## What you need to do
Go through the data below and copy it exactly, skipping every picture.

## Recorded data
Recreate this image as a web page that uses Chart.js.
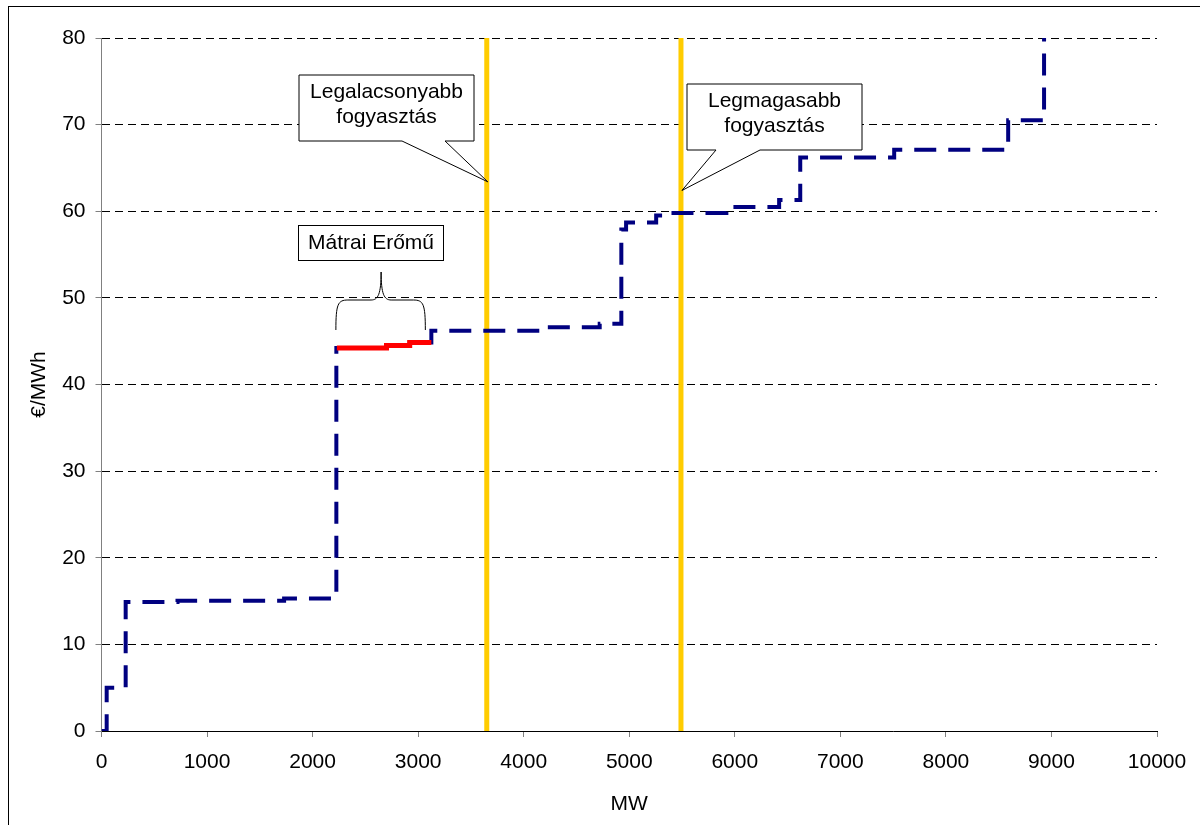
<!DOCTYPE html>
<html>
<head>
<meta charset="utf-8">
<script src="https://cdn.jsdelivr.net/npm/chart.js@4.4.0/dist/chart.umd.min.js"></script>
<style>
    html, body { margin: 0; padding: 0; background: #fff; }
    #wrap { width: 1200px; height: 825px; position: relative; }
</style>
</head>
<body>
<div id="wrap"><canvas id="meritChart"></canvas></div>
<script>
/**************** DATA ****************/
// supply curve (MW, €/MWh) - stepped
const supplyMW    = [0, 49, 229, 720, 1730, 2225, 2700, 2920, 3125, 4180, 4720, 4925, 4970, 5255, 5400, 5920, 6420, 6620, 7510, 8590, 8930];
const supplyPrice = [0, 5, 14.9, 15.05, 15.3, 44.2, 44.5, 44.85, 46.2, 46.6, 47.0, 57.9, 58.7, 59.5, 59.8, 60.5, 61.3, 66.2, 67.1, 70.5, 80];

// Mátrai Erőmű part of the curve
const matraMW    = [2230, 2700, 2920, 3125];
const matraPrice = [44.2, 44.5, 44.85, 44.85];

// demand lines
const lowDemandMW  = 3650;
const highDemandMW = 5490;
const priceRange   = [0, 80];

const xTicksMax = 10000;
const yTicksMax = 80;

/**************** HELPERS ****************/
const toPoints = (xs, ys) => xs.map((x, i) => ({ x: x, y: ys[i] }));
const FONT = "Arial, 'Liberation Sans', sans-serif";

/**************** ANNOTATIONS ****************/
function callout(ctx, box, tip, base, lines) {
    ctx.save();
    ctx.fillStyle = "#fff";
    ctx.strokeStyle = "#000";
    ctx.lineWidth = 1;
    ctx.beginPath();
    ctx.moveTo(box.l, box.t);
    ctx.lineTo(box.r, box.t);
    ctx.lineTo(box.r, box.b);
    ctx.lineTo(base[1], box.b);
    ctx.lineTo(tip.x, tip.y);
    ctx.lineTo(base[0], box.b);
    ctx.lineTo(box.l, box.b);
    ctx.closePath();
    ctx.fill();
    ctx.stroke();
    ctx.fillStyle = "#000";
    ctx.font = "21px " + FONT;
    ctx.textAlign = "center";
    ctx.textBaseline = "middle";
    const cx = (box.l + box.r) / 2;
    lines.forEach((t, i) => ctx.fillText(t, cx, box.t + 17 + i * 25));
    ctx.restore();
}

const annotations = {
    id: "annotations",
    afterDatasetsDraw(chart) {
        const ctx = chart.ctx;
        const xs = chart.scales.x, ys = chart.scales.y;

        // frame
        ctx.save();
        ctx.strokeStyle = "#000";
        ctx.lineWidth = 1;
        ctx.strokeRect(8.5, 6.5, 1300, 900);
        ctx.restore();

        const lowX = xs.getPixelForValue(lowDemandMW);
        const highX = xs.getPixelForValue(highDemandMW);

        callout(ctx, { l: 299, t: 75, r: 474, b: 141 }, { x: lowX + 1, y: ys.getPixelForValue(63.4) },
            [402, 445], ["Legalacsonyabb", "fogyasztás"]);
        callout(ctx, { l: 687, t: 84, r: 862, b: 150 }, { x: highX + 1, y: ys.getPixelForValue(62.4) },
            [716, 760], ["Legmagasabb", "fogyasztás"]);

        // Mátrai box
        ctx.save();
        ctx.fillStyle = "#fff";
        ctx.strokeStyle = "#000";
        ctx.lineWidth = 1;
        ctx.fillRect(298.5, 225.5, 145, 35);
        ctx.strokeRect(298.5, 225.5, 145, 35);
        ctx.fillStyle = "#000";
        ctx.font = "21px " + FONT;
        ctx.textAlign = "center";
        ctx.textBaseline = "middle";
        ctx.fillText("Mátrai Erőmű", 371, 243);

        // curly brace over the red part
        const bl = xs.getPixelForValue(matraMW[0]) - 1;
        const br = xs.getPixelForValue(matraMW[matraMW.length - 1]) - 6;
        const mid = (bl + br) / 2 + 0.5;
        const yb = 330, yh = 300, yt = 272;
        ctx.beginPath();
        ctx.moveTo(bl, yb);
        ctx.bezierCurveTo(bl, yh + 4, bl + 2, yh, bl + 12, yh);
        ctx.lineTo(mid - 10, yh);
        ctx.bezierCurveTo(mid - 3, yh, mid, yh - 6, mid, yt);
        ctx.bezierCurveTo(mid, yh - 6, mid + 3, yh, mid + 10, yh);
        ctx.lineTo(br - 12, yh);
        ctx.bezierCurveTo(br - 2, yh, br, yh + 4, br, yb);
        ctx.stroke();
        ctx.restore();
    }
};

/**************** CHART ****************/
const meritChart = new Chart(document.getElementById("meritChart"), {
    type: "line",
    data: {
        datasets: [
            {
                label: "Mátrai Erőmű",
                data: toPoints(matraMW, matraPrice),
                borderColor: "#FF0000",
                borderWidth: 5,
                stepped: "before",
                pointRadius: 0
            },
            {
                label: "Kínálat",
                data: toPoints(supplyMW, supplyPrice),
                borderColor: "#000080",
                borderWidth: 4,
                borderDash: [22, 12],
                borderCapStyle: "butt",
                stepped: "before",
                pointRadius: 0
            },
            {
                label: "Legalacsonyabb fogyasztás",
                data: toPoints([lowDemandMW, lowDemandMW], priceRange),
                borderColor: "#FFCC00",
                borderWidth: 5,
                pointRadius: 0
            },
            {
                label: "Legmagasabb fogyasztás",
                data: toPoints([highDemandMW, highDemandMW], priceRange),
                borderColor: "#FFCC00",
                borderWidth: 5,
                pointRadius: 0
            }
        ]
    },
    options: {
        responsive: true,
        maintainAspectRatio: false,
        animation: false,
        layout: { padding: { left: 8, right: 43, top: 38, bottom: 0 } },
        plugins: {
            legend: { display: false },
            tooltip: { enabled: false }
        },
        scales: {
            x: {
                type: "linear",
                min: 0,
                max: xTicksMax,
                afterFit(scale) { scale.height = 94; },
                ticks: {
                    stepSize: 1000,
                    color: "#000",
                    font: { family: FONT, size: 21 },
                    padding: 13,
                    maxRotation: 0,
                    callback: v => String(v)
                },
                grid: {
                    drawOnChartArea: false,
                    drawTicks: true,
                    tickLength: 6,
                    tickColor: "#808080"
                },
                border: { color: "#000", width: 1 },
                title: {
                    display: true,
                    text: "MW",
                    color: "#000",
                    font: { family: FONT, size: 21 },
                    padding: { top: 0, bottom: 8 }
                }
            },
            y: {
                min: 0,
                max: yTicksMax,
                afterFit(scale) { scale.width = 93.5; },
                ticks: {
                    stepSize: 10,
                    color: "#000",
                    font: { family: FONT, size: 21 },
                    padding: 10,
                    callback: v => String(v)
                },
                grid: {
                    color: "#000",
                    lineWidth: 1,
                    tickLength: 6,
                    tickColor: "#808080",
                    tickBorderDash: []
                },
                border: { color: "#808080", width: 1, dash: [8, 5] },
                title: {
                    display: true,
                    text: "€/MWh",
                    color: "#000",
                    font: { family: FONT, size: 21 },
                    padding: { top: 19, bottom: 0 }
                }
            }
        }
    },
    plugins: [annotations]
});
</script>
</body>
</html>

## The response
Recreate this image as a web page that uses Chart.js.
<!DOCTYPE html>
<html>
<head>
<meta charset="utf-8">
<script src="https://cdn.jsdelivr.net/npm/chart.js@4.4.0/dist/chart.umd.min.js"></script>
<style>
    html, body { margin: 0; padding: 0; background: #fff; }
    #wrap { width: 1200px; height: 825px; position: relative; }
</style>
</head>
<body>
<div id="wrap"><canvas id="meritChart"></canvas></div>
<script>
/**************** DATA ****************/
// supply curve (MW, €/MWh) - stepped
const supplyMW    = [0, 49, 229, 720, 1730, 2225, 2700, 2920, 3125, 4180, 4720, 4925, 4970, 5255, 5400, 5920, 6420, 6620, 7510, 8590, 8930];
const supplyPrice = [0, 5, 14.9, 15.05, 15.3, 44.2, 44.5, 44.85, 46.2, 46.6, 47.0, 57.9, 58.7, 59.5, 59.8, 60.5, 61.3, 66.2, 67.1, 70.5, 80];

// Mátrai Erőmű part of the curve
const matraMW    = [2230, 2700, 2920, 3125];
const matraPrice = [44.2, 44.5, 44.85, 44.85];

// demand lines
const lowDemandMW  = 3650;
const highDemandMW = 5490;
const priceRange   = [0, 80];

const xTicksMax = 10000;
const yTicksMax = 80;

/**************** HELPERS ****************/
const toPoints = (xs, ys) => xs.map((x, i) => ({ x: x, y: ys[i] }));
const FONT = "Arial, 'Liberation Sans', sans-serif";

/**************** ANNOTATIONS ****************/
function callout(ctx, box, tip, base, lines) {
    ctx.save();
    ctx.fillStyle = "#fff";
    ctx.strokeStyle = "#000";
    ctx.lineWidth = 1;
    ctx.beginPath();
    ctx.moveTo(box.l, box.t);
    ctx.lineTo(box.r, box.t);
    ctx.lineTo(box.r, box.b);
    ctx.lineTo(base[1], box.b);
    ctx.lineTo(tip.x, tip.y);
    ctx.lineTo(base[0], box.b);
    ctx.lineTo(box.l, box.b);
    ctx.closePath();
    ctx.fill();
    ctx.stroke();
    ctx.fillStyle = "#000";
    ctx.font = "21px " + FONT;
    ctx.textAlign = "center";
    ctx.textBaseline = "middle";
    const cx = (box.l + box.r) / 2;
    lines.forEach((t, i) => ctx.fillText(t, cx, box.t + 17 + i * 25));
    ctx.restore();
}

const annotations = {
    id: "annotations",
    afterDatasetsDraw(chart) {
        const ctx = chart.ctx;
        const xs = chart.scales.x, ys = chart.scales.y;

        // frame
        ctx.save();
        ctx.strokeStyle = "#000";
        ctx.lineWidth = 1;
        ctx.strokeRect(8.5, 6.5, 1300, 900);
        ctx.restore();

        const lowX = xs.getPixelForValue(lowDemandMW);
        const highX = xs.getPixelForValue(highDemandMW);

        callout(ctx, { l: 299, t: 75, r: 474, b: 141 }, { x: lowX + 1, y: ys.getPixelForValue(63.4) },
            [402, 445], ["Legalacsonyabb", "fogyasztás"]);
        callout(ctx, { l: 687, t: 84, r: 862, b: 150 }, { x: highX + 1, y: ys.getPixelForValue(62.4) },
            [716, 760], ["Legmagasabb", "fogyasztás"]);

        // Mátrai box
        ctx.save();
        ctx.fillStyle = "#fff";
        ctx.strokeStyle = "#000";
        ctx.lineWidth = 1;
        ctx.fillRect(298.5, 225.5, 145, 35);
        ctx.strokeRect(298.5, 225.5, 145, 35);
        ctx.fillStyle = "#000";
        ctx.font = "21px " + FONT;
        ctx.textAlign = "center";
        ctx.textBaseline = "middle";
        ctx.fillText("Mátrai Erőmű", 371, 243);

        // curly brace over the red part
        const bl = xs.getPixelForValue(matraMW[0]) - 1;
        const br = xs.getPixelForValue(matraMW[matraMW.length - 1]) - 6;
        const mid = (bl + br) / 2 + 0.5;
        const yb = 330, yh = 300, yt = 272;
        ctx.beginPath();
        ctx.moveTo(bl, yb);
        ctx.bezierCurveTo(bl, yh + 4, bl + 2, yh, bl + 12, yh);
        ctx.lineTo(mid - 10, yh);
        ctx.bezierCurveTo(mid - 3, yh, mid, yh - 6, mid, yt);
        ctx.bezierCurveTo(mid, yh - 6, mid + 3, yh, mid + 10, yh);
        ctx.lineTo(br - 12, yh);
        ctx.bezierCurveTo(br - 2, yh, br, yh + 4, br, yb);
        ctx.stroke();
        ctx.restore();
    }
};

/**************** CHART ****************/
const meritChart = new Chart(document.getElementById("meritChart"), {
    type: "line",
    data: {
        datasets: [
            {
                label: "Mátrai Erőmű",
                data: toPoints(matraMW, matraPrice),
                borderColor: "#FF0000",
                borderWidth: 5,
                stepped: "before",
                pointRadius: 0
            },
            {
                label: "Kínálat",
                data: toPoints(supplyMW, supplyPrice),
                borderColor: "#000080",
                borderWidth: 4,
                borderDash: [22, 12],
                borderCapStyle: "butt",
                stepped: "before",
                pointRadius: 0
            },
            {
                label: "Legalacsonyabb fogyasztás",
                data: toPoints([lowDemandMW, lowDemandMW], priceRange),
                borderColor: "#FFCC00",
                borderWidth: 5,
                pointRadius: 0
            },
            {
                label: "Legmagasabb fogyasztás",
                data: toPoints([highDemandMW, highDemandMW], priceRange),
                borderColor: "#FFCC00",
                borderWidth: 5,
                pointRadius: 0
            }
        ]
    },
    options: {
        responsive: true,
        maintainAspectRatio: false,
        animation: false,
        layout: { padding: { left: 8, right: 43, top: 38, bottom: 0 } },
        plugins: {
            legend: { display: false },
            tooltip: { enabled: false }
        },
        scales: {
            x: {
                type: "linear",
                min: 0,
                max: xTicksMax,
                afterFit(scale) { scale.height = 94; },
                ticks: {
                    stepSize: 1000,
                    color: "#000",
                    font: { family: FONT, size: 21 },
                    padding: 13,
                    maxRotation: 0,
                    callback: v => String(v)
                },
                grid: {
                    drawOnChartArea: false,
                    drawTicks: true,
                    tickLength: 6,
                    tickColor: "#808080"
                },
                border: { color: "#000", width: 1 },
                title: {
                    display: true,
                    text: "MW",
                    color: "#000",
                    font: { family: FONT, size: 21 },
                    padding: { top: 0, bottom: 8 }
                }
            },
            y: {
                min: 0,
                max: yTicksMax,
                afterFit(scale) { scale.width = 93.5; },
                ticks: {
                    stepSize: 10,
                    color: "#000",
                    font: { family: FONT, size: 21 },
                    padding: 10,
                    callback: v => String(v)
                },
                grid: {
                    color: "#000",
                    lineWidth: 1,
                    tickLength: 6,
                    tickColor: "#808080",
                    tickBorderDash: []
                },
                border: { color: "#808080", width: 1, dash: [8, 5] },
                title: {
                    display: true,
                    text: "€/MWh",
                    color: "#000",
                    font: { family: FONT, size: 21 },
                    padding: { top: 19, bottom: 0 }
                }
            }
        }
    },
    plugins: [annotations]
});
</script>
</body>
</html>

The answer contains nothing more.